Paul Gregg stayed on, becoming European Chairman of the enlarged SFX group. Gregg approached producer David Ian to head up the theatre division, but Ian refused. After, the SFX Entertainment division was acquired by Clear Channel in 2000. Gregg eventually persuaded Ian to join the group by absorbing Ian's joint venture with actor Paul Nicholas, and made Ian head of the European Theatre group before he left. Ian took over Gregg's role as European managing director of Entertainment at Clear Channel.

==Apollo Cinemas==
In 2004, Gregg bought back the Apollo Cinemas chain from Clear Channel for £23 million, before the European theatres were spun out into sister company Live Nation.
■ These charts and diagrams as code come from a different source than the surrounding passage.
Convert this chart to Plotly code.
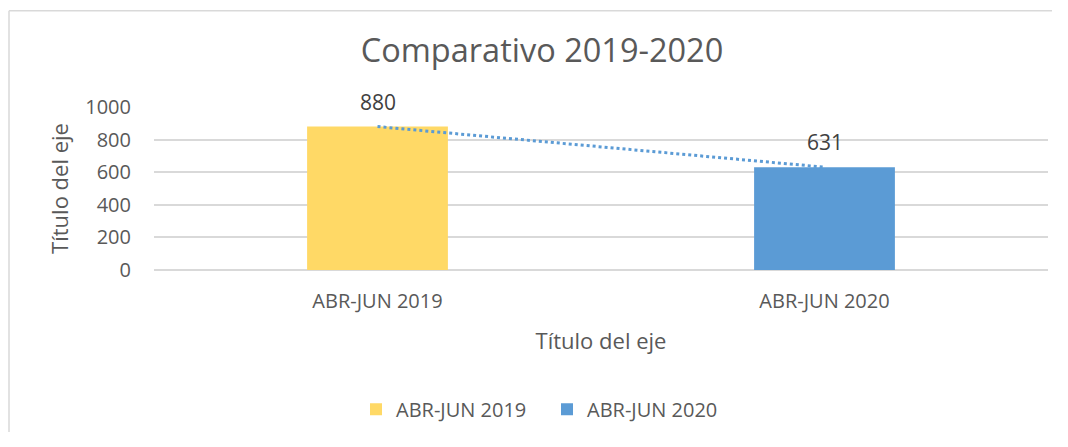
import numpy as np
import plotly.graph_objects as go

categories = ["ABR-JUN 2019", "ABR-JUN 2020"]
values = [880, 631]
bar_colors = ["#FFD966", "#5B9BD5"]
trend_color = "#5B9BD5"
title_text = "Comparativo 2019-2020"
y_title = "Título del eje"
x_title = "Título del eje"
y_ticks = [0, 200, 400, 600, 800, 1000]

FONT = "Open Sans"
TXT = "#595959"
GRID = "#D9D9D9"

# figure sits inside the page body margin
OFFX, OFFY = 8, 7
W, H = 1044, 424
PL, PR, PT, PB = 154, 1048, 106, 271  # plot area in page pixels

fig = go.Figure()
for cat, val, col in zip(categories, values, bar_colors):
    fig.add_trace(go.Bar(x=[cat], y=[val], name=cat, marker=dict(color=col, line=dict(width=0)),
                         width=0.315, hoverinfo="x+y"))

# linear trendline fitted to the series
idx = np.arange(len(values))
slope, intercept = np.polyfit(idx, values, 1)
trend = slope * idx + intercept
fig.add_trace(go.Scatter(x=categories, y=trend, mode="lines", showlegend=False,
                         line=dict(color=trend_color, width=3, dash="dot")))

for cat, val in zip(categories, values):
    fig.add_annotation(x=cat, y=val, text=str(val), showarrow=False, yshift=25,
                       font=dict(family=FONT, size=21, color="#404040"))

pw, ph = PR - PL, PB - PT
bx, by = (9 - PL) / pw, (PB - 8.5) / ph
# chart area border (left and top edges visible)
fig.add_shape(type="line", xref="paper", yref="paper", x0=bx, x1=bx, y0=-2, y1=by,
              line=dict(color=GRID, width=1.5), layer="below")
fig.add_shape(type="line", xref="paper", yref="paper", x0=bx, x1=1.3, y0=by, y1=by,
              line=dict(color=GRID, width=1.5), layer="below")

fig.update_layout(
    width=W, height=H,
    margin=dict(l=PL - OFFX, r=W - (PR - OFFX), t=PT - OFFY, b=H - (PB - OFFY), pad=0),
    paper_bgcolor="white", plot_bgcolor="white",
    barmode="overlay",
    font=dict(family=FONT, color=TXT),
    title=dict(text=title_text, x=(542 - OFFX) / W, xanchor="center", xref="container",
               y=1 - (50 - OFFY) / H, yanchor="middle", yref="container",
               font=dict(family=FONT, size=32.5, color=TXT)),
    xaxis=dict(type="category", showgrid=False, showline=False, zeroline=False,
               tickfont=dict(family=FONT, size=20, color=TXT), ticks="", ticklabelstandoff=17,
               title=dict(text=x_title, standoff=20, font=dict(family=FONT, size=22, color=TXT))),
    yaxis=dict(range=[0, 1000], tickvals=y_ticks, showgrid=True, gridcolor=GRID, gridwidth=2,
               zeroline=True, zerolinecolor=GRID, zerolinewidth=2, showline=False,
               tickfont=dict(family=FONT, size=20, color=TXT), ticks="", ticklabelstandoff=22,
               title=dict(text=y_title, standoff=10, font=dict(family=FONT, size=22, color=TXT))),
    legend=dict(orientation="h", x=(356 - PL) / pw, xanchor="left", y=-(412 - PB) / ph, yanchor="middle",
                entrywidth=146, entrywidthmode="pixels",
                font=dict(family=FONT, size=20, color=TXT), bgcolor="rgba(0,0,0,0)"),
    showlegend=True,
)

fig.write_html("out.html")
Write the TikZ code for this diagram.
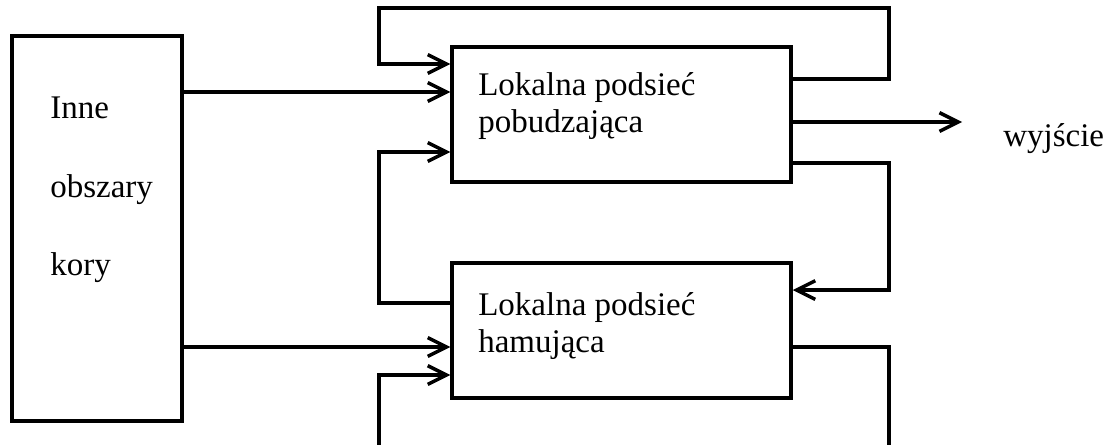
\documentclass[tikz,border=0pt]{standalone}
\usepackage{fontspec}
\setmainfont{Liberation Serif}
\usetikzlibrary{arrows.meta}
\tikzset{
	blok/.style={draw, line width=2.6pt, inner sep=0pt},
	napis/.style={anchor=base west, inner sep=0pt, font=\fontsize{24.75pt}{28pt}\selectfont},
	polacz/.style={line width=2.6pt},
	strzal/.style={polacz, -{Straight Barb[length=14pt,width=14pt]}}
}

\begin{document}
\begin{tikzpicture}[x=0.75pt, y=-0.75pt]
		%%%%% START %%%%%
		\useasboundingbox (0, 0) rectangle (1116, 444);
		
		\node[blok, minimum width=127.5pt, minimum height=288.75pt] (kora) at (97, 228.5) {};
		\node[blok, minimum width=254.25pt, minimum height=101.25pt] (pob) at (621.5, 114.5) {};
		\node[blok, minimum width=254.25pt, minimum height=101.25pt] (ham) at (621.5, 330.5) {};
		
		\node[napis] (inne) at (50, 118) {Inne};
		\node[napis] (obszary) at (50, 197) {obszary};
		\node[napis] (kory) at (50, 275) {kory};
		
		\node[napis] (pob1) at (478, 95) {Lokalna podsieć};
		\node[napis] (pob2) at (478, 132) {pobudzająca};
		\node[napis] (ham1) at (478, 315) {Lokalna podsieć};
		\node[napis] (ham2) at (478, 352) {hamująca};
		
		\coordinate (wyj) at (962, 122);
		\node[napis] (wyjscie) at (1003, 146) {wyjście};
		
		\draw[strzal] (pob.east |- 0,79) -| (889, 8) -| (379, 64) -- (pob.west |- 0,64);
		\draw[strzal] (kora.east |- 0,92) -- (pob.west |- 0,92);
		\draw[strzal] (ham.west |- 0,303) -| (379, 152) -- (pob.west |- 0,152);
		\draw[strzal] (pob.east |- wyj) -- (wyj);
		\draw[strzal] (pob.east |- 0,163) -| (889, 290) -- (ham.east |- 0,290);
		\draw[strzal] (kora.east |- 0,347) -- (ham.west |- 0,347);
		\draw[strzal] (ham.east |- 0,347) -| (889, 452) -| (379, 375) -- (ham.west |- 0,375);
		%%%%% END %%%%%
	\end{tikzpicture}
\end{document}
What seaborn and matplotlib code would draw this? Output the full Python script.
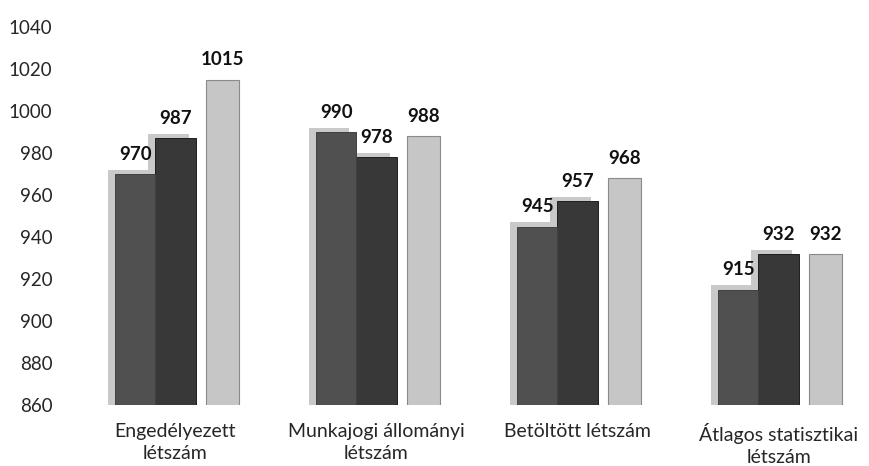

Apollo instantly became the largest independently owned UK cinema chain, operating from 13 locations and having 78 screens and four bingo halls.

Apollo also announced plans to open London's first West End multiplex cinema in a decade. A new five-screen complex will be part of a £70 million scheme to enhance lower Regent Street. Four more new regional complexes are under development.

Together, cinemas and bingo generated pre-tax profits of about £1.5 million on turnover of £12.2 million in the year to 25 March 2004. From this, the Paul Gregg took £240,000 in dividends.

==Everton F.C.==

Paul Gregg invested £7 million in True Blue Holdings Ltd, which took the majority share holding in Everton F.C. in 2000 from former chairman Peter Johnson. Gregg first came to the attention of Everton fans, when he became the main driver behind the King's Dock scheme, promising to plough in an additional £30 million to get the project moving.

==Apollo Resorts & Leisure==

Gregg's company recently won the first new large casino licence to be awarded in the UK winning the new licence for Manor Mills, Hull. The company have just recently completed a successful application in Middlesbrough and are short listed for licences in Bath and Milton Keynes.